We urge the GMC to throw out this case and perhaps instead investigate the background and motives of those who have brought this case against Dr Speight. It is perhaps a better use of the GMC’s resources to investigate those who are involved in bringing this case before the GMC as we feel it is their conduct and treatment of young people with ME that really needs to be the subject of any investigation,
Chairman and Trustees Invest in ME
Charity Nr 1114035
- EMEA: http://www.euro-me.org/
- EFNA: http://efna.net/
- Invest in ME Conference 2016: http://www.investinme.eu/index.shtml
- EMERG: http://www.investinme.org/EMERG.htm
- Forward ME June 2014: http://www.forward-me.org.uk/25th%20June%202014.htm
- IiME letter to Lancet: http://www.investinme.org/IIME-Newslet-1511-01.htm
- An open letter to Dr. Richard Horton and The Lancet: http://www.virology.ws/2015/11/13/an-open-letter-to-dr-richard-horton-and-the-lancet/
- Why the scientific community needs the PACE trial data to be released: http://blogs.plos.org/mindthebrain/2015/11/11/why-the-scientific-community-needs-the-pace-trial-data-to-be-released/
- IOM Report - Beyond Myalgic Encephalomyelitis/Chronic Fatigue Syndrome: Redefining an Illness - http://www.iom.edu/reports/2015/me-cfs.aspx 10. Invest in ME IOM Report Analysis - http://tinyurl.com/kykkhx8
It is difficult to comprehend how an organisation such as the GMC can get it so wrong.
Much like the Lancet, or the so-called Medical Research Council's "Expert Panels" on ME, or NICE when relating to their guidelines - one has to ask what is the point of these organisations?
The GMC -
We help to protect patients and improve medical education and practice in the UK by setting standards for students and doctors.
We support them in achieving and exceeding those standards, and take action when they are not met.
As always - actions speak louder than words.
And the GMC is ignoring the elephant in their room - the problem of how to deal fairly with ME and avoid total bias toward an outdated establishment characterisation of this disease.

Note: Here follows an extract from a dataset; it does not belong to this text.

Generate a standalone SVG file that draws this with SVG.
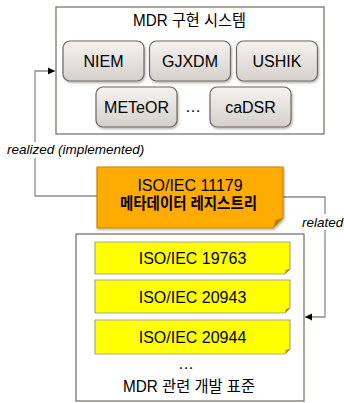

The limited response allowed after the news of this was broken indicates the level of incredulity and disgust amongst people with ME and their carers.
This is not going to change!
We therefore feel the facts of this case need further analysis.
Some pertinent questions need to be answered.
From where did these allegations originate?
If they were from patients then anonymity probably has to remain. However, we doubt this is the source of complaints against Dr Speight bearing in mind his incredible service to vulnerable and abused and threatened yound people with ME.
So more likely the allegations have come from other healthcare staff - or others associated with elements of healthcare.
If this is so then anonymity of those making the allegations may not be such a clear case.
Why has this occurred so quickly?
Why has the GMC acted so quickly to prohibit a known and respected doctor with outstanding credentials in terms of ME care?
Why has no account of supportive testimony from charities such as IiME been analysed throughly?
>Let Us Gauge Others' Reactions
Patients have already shown their disgust at the way Dr Speight is being treated. This anger will not subside.
So it would be interesting to get support for Dr Speight from other areas - not just ME patients.
- What is the CFS clinics’ position on this?
- What does the MRC collaborative think?
- We have little expectation of the MRC collaborative - but what does the chair or vice-chair of the MRC collaborative think of this?
Perhaps they would consider coming forward and expressing support for Dr Speight and request that the GMC reconsider their verdict.
- What position does BACME take on this?